**What to produce**. Reproduce the listing below exactly, beginning with its first line and ending with the line that holds "return H - y"; pictures are not part of the copy.

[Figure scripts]
Begin

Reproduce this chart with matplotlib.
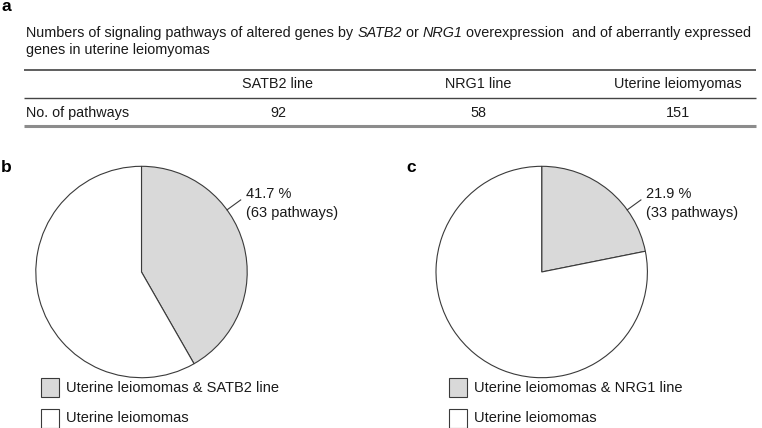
import matplotlib
matplotlib.use("Agg")
import numpy as np
import matplotlib.pyplot as plt
from matplotlib.patches import Rectangle

plt.rcParams['font.family'] = ['Liberation Sans', 'DejaVu Sans']

# table data
columns = ["SATB2 line", "NRG1 line", "Uterine leiomyomas"]
row_label = "No. of pathways"
pathways = [92, 58, 151]

# caption pieces (text, italic?)
caption = [("Numbers of signaling pathways of altered genes by ", False), ("SATB2", True),
           (" or ", False), ("NRG1", True),
           (" overexpression  and of aberrantly expressed", False)]
caption2 = "genes in uterine leiomyomas"

# pie data (overlap with uterine leiomyomas pathways, total 151)
overlap_satb2 = [63, 151 - 63]
overlap_nrg1 = [33, 151 - 33]
legend_satb2 = ["Uterine leiomomas & SATB2 line", "Uterine leiomomas"]
legend_nrg1 = ["Uterine leiomomas & NRG1 line", "Uterine leiomomas"]

W, H = 762, 428
TXT = '#1a1a1a'
GRAY = '#d9d9d9'
EDGE = '#3a3a3a'
FS = 10.4


def Y(y):
    # pixel row (from top) -> axis coordinate (from bottom)
    return H - y


fig = plt.figure(figsize=(W / 100, H / 100), dpi=100)
ax = fig.add_axes([0, 0, 1, 1])
ax.set_xlim(0, W)
ax.set_ylim(0, H)
ax.axis('off')
renderer = fig.canvas.get_renderer()

# panel a
ax.text(1, Y(6), "a", fontsize=12.5, fontweight='bold', va='center', ha='left', color='black')
x = 26
for piece, it in caption:
    t = ax.text(x, Y(33), piece, fontsize=FS, va='center', ha='left', color=TXT,
                style='italic' if it else 'normal')
    bb = t.get_window_extent(renderer=renderer)
    x += bb.width
ax.text(26, Y(50), caption2, fontsize=FS, va='center', ha='left', color=TXT)

ax.plot([24, 756], [Y(69.5), Y(69.5)], color='#333333', lw=1.1, solid_capstyle='butt')
ax.plot([24, 756], [Y(97.5), Y(97.5)], color='#444444', lw=1.0, solid_capstyle='butt')
ax.plot([24, 756], [Y(126), Y(126)], color='#8c8c8c', lw=2.2, solid_capstyle='butt')

col_x = [278, 478, 678]
for cx, name, val in zip(col_x, columns, pathways):
    ax.text(cx, Y(84), name, fontsize=FS, ha='center', va='center', color=TXT)
    ax.text(cx, Y(113), str(val), fontsize=FS, ha='center', va='center', color=TXT)
ax.text(26, Y(113), row_label, fontsize=FS, ha='left', va='center', color=TXT)


def draw_pie(cx, cy, r, values, labels, tag, tag_x, leg_x):
    wedges, _ = ax.pie(values, center=(cx, Y(cy)), radius=r, startangle=90,
                       counterclock=False, colors=[GRAY, 'white'],
                       wedgeprops=dict(edgecolor=EDGE, linewidth=0.8))
    ax.text(tag_x, Y(167), tag, fontsize=12.5, fontweight='bold', ha='left', va='center',
            color='black')
    # leader line and label
    pct = 100 * values[0] / sum(values)
    ang = np.deg2rad(36)
    x0, y0 = cx + r * np.cos(ang), Y(cy) + r * np.sin(ang)
    x1, y1 = cx + 1.16 * r * np.cos(ang), Y(cy) + 1.16 * r * np.sin(ang)
    ax.plot([x0, x1], [y0, y1], color=EDGE, lw=0.8)
    ax.text(x1 + 5, Y(194), "%.1f %%" % pct, fontsize=10.5, ha='left', va='center', color=TXT)
    ax.text(x1 + 5, Y(213), "(%d pathways)" % values[0], fontsize=10.5, ha='left',
            va='center', color=TXT)
    # legend
    for i, (w, lab) in enumerate(zip(wedges, labels)):
        top = 378 + i * 30.5
        ax.add_patch(Rectangle((leg_x, Y(top + 19)), 18, 19, facecolor=w.get_facecolor(),
                               edgecolor=EDGE, lw=0.8))
        ax.text(leg_x + 25, Y(top + 10), lab, fontsize=10.5, ha='left', va='center', color=TXT)


draw_pie(141.5, 272, 105.7, overlap_satb2, legend_satb2, "b", 1, 41)
draw_pie(541.7, 272, 105.7, overlap_nrg1, legend_nrg1, "c", 406, 449)

ax.set_xlim(0, W)
ax.set_ylim(0, H)
ax.set_aspect('auto')
ax.axis('off')

fig.savefig("out.png", dpi=100)
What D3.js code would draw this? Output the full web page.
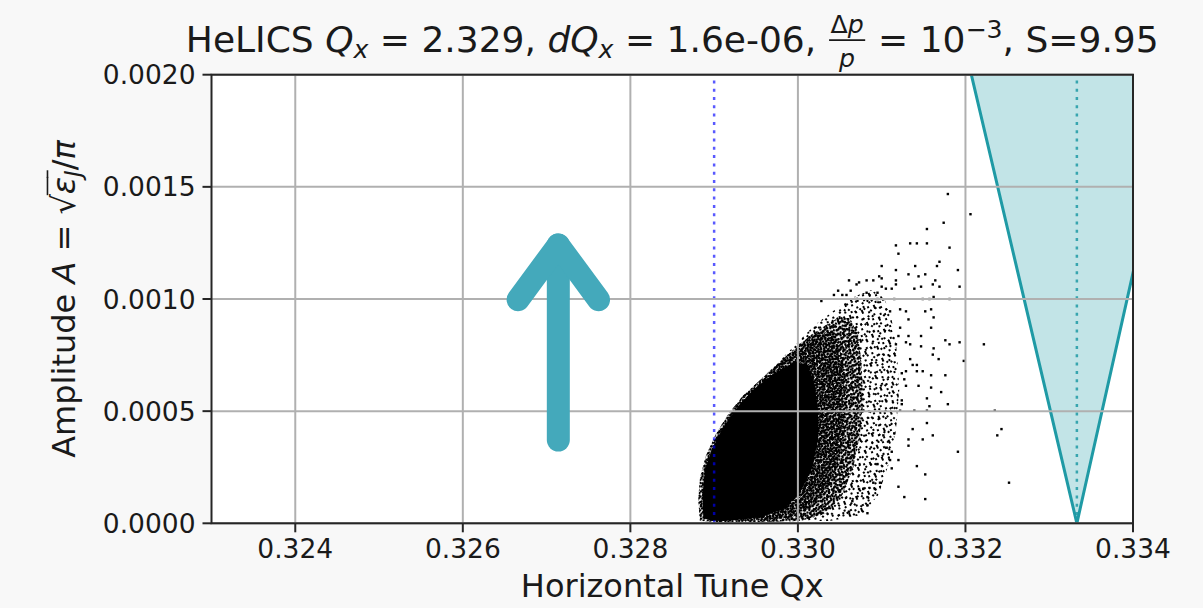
<!DOCTYPE html>
<html><head><meta charset="utf-8">
<script src="https://cdn.jsdelivr.net/npm/d3@7"></script>
<style>
body{margin:0;background:#f8f8f8;overflow:hidden;}
text{font-family:"DejaVu Sans",sans-serif;fill:#1a1a1a;}
</style>
</head><body>
<script>
// ---------------- data ----------------
const xTicks = [0.324, 0.326, 0.328, 0.330, 0.332, 0.334];
const yTicks = [0, 0.0005, 0.0010, 0.0015, 0.0020];
const xDomain = [0.323, 0.334];
const yDomain = [0, 0.002];
const workingPointQx = 0.329;          // blue dotted line
const resonanceQx = 0.33333;           // teal dotted line (1/3 resonance)
const stopbandA  = [0.002, 0, 0.002];
const stopbandQx = [0.33207, 0.33333, 0.33453];
// dense core of particle cloud [Qx, A]
const corePoly = [
 [0.32887,0.000024],[0.32886,0.000126],[0.32889,0.000238],[0.32897,0.000327],
 [0.32909,0.000416],[0.32925,0.000505],[0.32943,0.000581],[0.32961,0.000639],
 [0.32979,0.000683],[0.32997,0.000719],[0.33012,0.000706],[0.33020,0.000617],
 [0.33024,0.000505],[0.33024,0.000371],[0.33017,0.000247],[0.33003,0.000140],
 [0.32985,0.000068],[0.32957,0.000028],[0.32925,0.000015],[0.32897,0.000010]];
// very dense zone around the core
const midPoly = [
 [0.32884,0.000082],[0.32888,0.000238],[0.32897,0.000349],[0.32913,0.000461],
 [0.32933,0.000559],[0.32955,0.000639],[0.32979,0.000719],[0.33003,0.000795],
 [0.33024,0.000848],[0.33041,0.000862],[0.33050,0.000795],[0.33056,0.000639],
 [0.33056,0.000461],[0.33050,0.000304],[0.33038,0.000171],[0.33017,0.000073],
 [0.32991,0.000024],[0.32943,0.000010],[0.32895,0.000010]];
// dense speckled zone
const halo1Poly = [
 [0.32883,0.000010],[0.32881,0.000104],[0.32883,0.000202],[0.32890,0.000300],
 [0.32902,0.000398],[0.32917,0.000487],[0.32934,0.000568],[0.32955,0.000639],
 [0.32975,0.000710],[0.32997,0.000781],[0.33014,0.000835],[0.33032,0.000880],
 [0.33048,0.000915],[0.33062,0.000915],[0.33072,0.000839],[0.33076,0.000706],
 [0.33078,0.000550],[0.33074,0.000394],[0.33066,0.000247],[0.33053,0.000126],
 [0.33032,0.000041],[0.33003,0.000010],[0.32955,0.000006],[0.32907,0.000006]];
// sparse zone
const halo2Poly = [
 [0.32955,0.000639],[0.32991,0.000773],[0.33020,0.000884],[0.33044,0.000951],
 [0.33069,0.001013],[0.33088,0.001040],[0.33103,0.001004],[0.33112,0.000906],
 [0.33118,0.000773],[0.33121,0.000594],[0.33117,0.000416],[0.33108,0.000260],
 [0.33096,0.000126],[0.33076,0.000037],[0.33038,0.000010],[0.32991,0.000010],
 [0.32955,0.000010]];
// individual outlying particles [Qx, A]
const sparsePoints = [
 [0.33179,0.001468],[0.33206,0.001378],[0.33174,0.001340],[0.33154,0.001312],
 [0.33117,0.001239],[0.33134,0.001248],[0.33142,0.001248],[0.33154,0.001248],
 [0.33181,0.001229],[0.33120,0.001202],[0.33169,0.001166],[0.33166,0.001147],
 [0.33100,0.001147],[0.33140,0.001147],[0.33117,0.001129],[0.33191,0.001129],
 [0.33132,0.001110],[0.33144,0.001101],[0.33152,0.001110],[0.33097,0.001101],
 [0.33100,0.001092],[0.33061,0.001083],[0.33117,0.001083],[0.33164,0.001083],
 [0.33090,0.001083],[0.33082,0.001083],[0.33073,0.001074],[0.33070,0.001065],
 [0.33117,0.001065],[0.33161,0.001065],[0.33193,0.001055],[0.33169,0.001055],
 [0.33147,0.001055],[0.33100,0.001055],[0.33105,0.001046],[0.33139,0.001046],
 [0.33112,0.001046],[0.33048,0.001037],[0.33063,0.001037],[0.33095,0.001028],
 [0.33082,0.001028],[0.33053,0.001018],[0.33043,0.001018],[0.33058,0.001018],
 [0.33162,0.001009],[0.33157,0.001000],[0.33149,0.001000],[0.33181,0.001000],
 [0.33115,0.001000],[0.33028,0.000991],[0.33095,0.001000],[0.33070,0.001000],
 [0.33222,0.000798],[0.33193,0.000807],[0.33176,0.000816],[0.33181,0.000798],
 [0.33159,0.000954],[0.33152,0.000945],[0.33162,0.000918],[0.33159,0.000872],
 [0.33147,0.000835],[0.33147,0.000789],[0.33162,0.000780],[0.33132,0.000835],
 [0.33132,0.000909],[0.33129,0.000945],[0.33122,0.000954],[0.33122,0.000872],
 [0.33120,0.000835],[0.33129,0.000807],[0.33134,0.000798],[0.33117,0.000798],
 [0.33110,0.000945],[0.33198,0.000724],[0.33168,0.000732],[0.33161,0.000752],
 [0.33134,0.000732],[0.33142,0.000706],[0.33137,0.000706],[0.33149,0.000678],
 [0.33159,0.000660],[0.33176,0.000660],[0.33142,0.000678],[0.33144,0.000613],
 [0.33159,0.000605],[0.33171,0.000585],[0.33154,0.000557],[0.33179,0.000531],
 [0.33157,0.000522],[0.33154,0.000502],[0.33139,0.000502],[0.33235,0.000502],
 [0.33243,0.000420],[0.33238,0.000392],[0.33161,0.000392],[0.33154,0.000447],
 [0.33149,0.000374],[0.33137,0.000420],[0.33132,0.000374],[0.33132,0.000346],
 [0.33191,0.000319],[0.33142,0.000255],[0.33152,0.000218],[0.33252,0.000181],
 [0.33120,0.000163],[0.33127,0.000117],[0.33152,0.000108],[0.33112,0.000245],
 [0.33120,0.000282],[0.33110,0.000282],[0.33106,0.000337],[0.33102,0.000392],
 [0.33115,0.000401],[0.33098,0.000181],[0.33090,0.000181],[0.33092,0.000153],
 [0.33078,0.000153],[0.33073,0.000153],[0.33083,0.000117],[0.33065,0.000099],
 [0.33083,0.000080],[0.33061,0.000052],[0.33083,0.000045],[0.33095,0.000264],
 [0.33112,0.000319],[0.33122,0.000502],[0.33124,0.000531],[0.33124,0.000548],
 [0.33129,0.000613],[0.33127,0.000642],[0.33124,0.000669],[0.33129,0.000678]];
// arrow annotation [Qx, A]
const arrowShaft = [[0.32714,0.000371],[0.32714,0.001241]];
const arrowHead  = [[0.32666,0.000997],[0.32714,0.001241],[0.32762,0.000997]];

// ---------------- layout ----------------
const W = 1203, H = 608;
const L = 211.5, R = 1133, T = 74.7, B = 523.3;
const teal = "#1f9aa5";

const svg = d3.select("body").append("svg").attr("width", W).attr("height", H);
svg.append("rect").attr("width", W).attr("height", H).attr("fill", "#f8f8f8");

const x = d3.scaleLinear().domain(xDomain).range([L, R]);
const y = d3.scaleLinear().domain(yDomain).range([B, T]);

const defs = svg.append("defs");
defs.append("clipPath").attr("id", "clip").append("rect")
  .attr("x", L).attr("y", T).attr("width", R - L).attr("height", B - T);
function pattern(id, size, rot, cells, s) {
  const p = defs.append("pattern").attr("id", id).attr("patternUnits", "userSpaceOnUse")
    .attr("width", size).attr("height", size).attr("patternTransform", `rotate(${rot})`);
  cells.forEach(d => p.append("rect").attr("x", d[0]).attr("y", d[1]).attr("width", s).attr("height", s).attr("fill", "#000"));
}
pattern("denseA", 7, 17, [[0,0],[4,1],[2,3],[5,4],[1,5]], 2.2);
pattern("denseB", 9, -31, [[1,1],[6,2],[3,5],[7,7]], 2.2);
pattern("denseC", 6, 58, [[0,1],[3,0],[2,3],[5,4],[1,5]], 2.1);
pattern("sparseA", 13, -23, [[1,2],[8,0],[5,6],[11,8],[2,10],[8,11]], 2);
pattern("sparseB", 11, 41, [[2,3],[7,6],[4,9]], 2);

svg.append("rect").attr("x", L).attr("y", T).attr("width", R - L).attr("height", B - T).attr("fill", "#fff");

const plot = svg.append("g").attr("clip-path", "url(#clip)");

// stopband
const sb = stopbandA.map((a, i) => [stopbandQx[i], a]);
const line = d3.line().x(d => x(d[0])).y(d => y(d[1]));
plot.append("path").attr("d", line(sb) + "Z").attr("fill", teal).attr("fill-opacity", 0.27);

// grid
const grid = svg.append("g").attr("stroke", "#b0b0b0").attr("stroke-width", 2);
xTicks.forEach(t => grid.append("line").attr("x1", x(t)).attr("x2", x(t)).attr("y1", T).attr("y2", B));
yTicks.forEach(t => grid.append("line").attr("x1", L).attr("x2", R).attr("y1", y(t)).attr("y2", y(t)));

plot.append("path").attr("d", line(sb)).attr("fill", "none").attr("stroke", teal).attr("stroke-width", 3);
plot.append("line").attr("x1", x(resonanceQx)).attr("x2", x(resonanceQx)).attr("y1", y(0)).attr("y2", T)
  .attr("stroke", teal).attr("stroke-width", 2.5).attr("stroke-dasharray", "3,5.3").attr("stroke-opacity", 0.85);

// particle cloud
["sparseA", "sparseB"].forEach(p => plot.append("path").attr("d", line(halo2Poly) + "Z").attr("fill", `url(#${p})`));
["denseA", "denseB"].forEach(p => plot.append("path").attr("d", line(halo1Poly) + "Z").attr("fill", `url(#${p})`));
plot.append("path").attr("d", line(midPoly) + "Z").attr("fill", "url(#denseC)");
plot.append("path").attr("d", line(corePoly) + "Z").attr("fill", "#000");
plot.selectAll("rect.pt").data(sparsePoints).enter().append("rect").attr("class", "pt")
  .attr("x", d => x(d[0]) - 1.2).attr("y", d => y(d[1]) - 1.2).attr("width", 2.4).attr("height", 2.4).attr("fill", "#000");

// working point line
plot.append("line").attr("x1", x(workingPointQx)).attr("x2", x(workingPointQx)).attr("y1", B).attr("y2", T)
  .attr("stroke", "#0000ff").attr("stroke-opacity", 0.65).attr("stroke-width", 2.5).attr("stroke-dasharray", "3,5.3");

// arrow
const arr = svg.append("g").attr("fill", "none").attr("stroke", "#44a9bb").attr("stroke-width", 23)
  .attr("stroke-linecap", "round").attr("stroke-linejoin", "round");
arr.append("path").attr("d", line(arrowShaft));
arr.append("path").attr("d", line(arrowHead));

// spines
svg.append("rect").attr("x", L).attr("y", T).attr("width", R - L).attr("height", B - T)
  .attr("fill", "none").attr("stroke", "#262626").attr("stroke-width", 2);

// ticks
const tk = svg.append("g");
xTicks.forEach(t => {
  tk.append("line").attr("x1", x(t)).attr("x2", x(t)).attr("y1", B).attr("y2", B + 9)
    .attr("stroke", "#262626").attr("stroke-width", 2);
  tk.append("text").attr("x", x(t)).attr("y", B + 35).attr("text-anchor", "middle")
    .attr("font-size", 26.5).text(d3.format(".3f")(t));
});
yTicks.forEach(t => {
  tk.append("line").attr("x1", L - 9).attr("x2", L).attr("y1", y(t)).attr("y2", y(t))
    .attr("stroke", "#262626").attr("stroke-width", 2);
  tk.append("text").attr("x", L - 16).attr("y", y(t) + 9.5).attr("text-anchor", "end")
    .attr("font-size", 26.5).text(d3.format(".4f")(t));
});

// math-ish row layout helper
function row(g, pieces, size) {
  let cx = 0;
  pieces.forEach(p => {
    if (p.frac) {
      const fs = size * 0.7;
      const n = g.append("text").attr("y", -size * 0.52).attr("font-size", fs);
      p.num.forEach(q => n.append("tspan").attr("font-style", q.it ? "italic" : "normal").text(q.t));
      const d = g.append("text").attr("y", size * 0.42).attr("font-size", fs).attr("font-style", "italic").text(p.den);
      const wn = n.node().getComputedTextLength(), wd = d.node().getComputedTextLength();
      const w = Math.max(wn, wd) + size * 0.16;
      n.attr("x", cx + (w - wn) / 2); d.attr("x", cx + (w - wd) / 2);
      g.append("line").attr("x1", cx + size * 0.04).attr("x2", cx + w - size * 0.04)
        .attr("y1", -size * 0.33).attr("y2", -size * 0.33).attr("stroke", "#1a1a1a").attr("stroke-width", size * 0.045);
      cx += w;
    } else {
      const t = g.append("text").attr("x", cx).attr("y", p.dy || 0)
        .attr("font-size", size * (p.s || 1)).attr("font-style", p.it ? "italic" : "normal").text(p.t);
      const w = t.node().getComputedTextLength();
      if (p.over) g.append("line").attr("x1", cx - 1).attr("x2", cx + w + (p.overExtra || 0))
        .attr("y1", -size * 0.86).attr("y2", -size * 0.86).attr("stroke", "#1a1a1a").attr("stroke-width", size * 0.05);
      cx += w;
    }
  });
  return cx;
}
const sp = "\u00a0";

// title
const tg = svg.append("g");
const tw = row(tg, [
  {t: "HeLICS" + sp}, {t: "Q", it: 1}, {t: "x", it: 1, s: 0.7, dy: 6}, {t: sp + "=" + sp + "2.329," + sp},
  {t: "d", it: 1}, {t: "Q", it: 1}, {t: "x", it: 1, s: 0.7, dy: 6}, {t: sp + "=" + sp + "1.6e-06," + sp},
  {frac: 1, num: [{t: "Δ"}, {t: "p", it: 1}], den: "p"},
  {t: sp + "=" + sp + "10"}, {t: "−3", s: 0.7, dy: -14}, {t: "," + sp + "S=9.95"}
], 36);
tg.attr("transform", `translate(${(L + R) / 2 - tw / 2},52)`);

// x label
svg.append("text").attr("x", (L + R) / 2).attr("y", 597).attr("text-anchor", "middle")
  .attr("font-size", 32).text("Horizontal Tune Qx");

// y label
const yg = svg.append("g");
const yw = row(yg, [
  {t: "Amplitude" + sp}, {t: "A", it: 1}, {t: sp + "=" + sp}, {t: "√"},
  {t: "ε", it: 1, over: 1}, {t: "J", it: 1, s: 0.7, dy: 6, over: 1}, {t: "/"}, {t: "π", it: 1}
], 32);
yg.attr("transform", `translate(75,${(T + B) / 2 + yw / 2}) rotate(-90)`);
</script>
</body></html>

End

**Response**.
Reproduce this chart with matplotlib.
import matplotlib
matplotlib.use("Agg")
import numpy as np
import matplotlib.pyplot as plt
from matplotlib.patches import Rectangle

plt.rcParams['font.family'] = ['Liberation Sans', 'DejaVu Sans']

# table data
columns = ["SATB2 line", "NRG1 line", "Uterine leiomyomas"]
row_label = "No. of pathways"
pathways = [92, 58, 151]

# caption pieces (text, italic?)
caption = [("Numbers of signaling pathways of altered genes by ", False), ("SATB2", True),
           (" or ", False), ("NRG1", True),
           (" overexpression  and of aberrantly expressed", False)]
caption2 = "genes in uterine leiomyomas"

# pie data (overlap with uterine leiomyomas pathways, total 151)
overlap_satb2 = [63, 151 - 63]
overlap_nrg1 = [33, 151 - 33]
legend_satb2 = ["Uterine leiomomas & SATB2 line", "Uterine leiomomas"]
legend_nrg1 = ["Uterine leiomomas & NRG1 line", "Uterine leiomomas"]

W, H = 762, 428
TXT = '#1a1a1a'
GRAY = '#d9d9d9'
EDGE = '#3a3a3a'
FS = 10.4


def Y(y):
    # pixel row (from top) -> axis coordinate (from bottom)
    return H - y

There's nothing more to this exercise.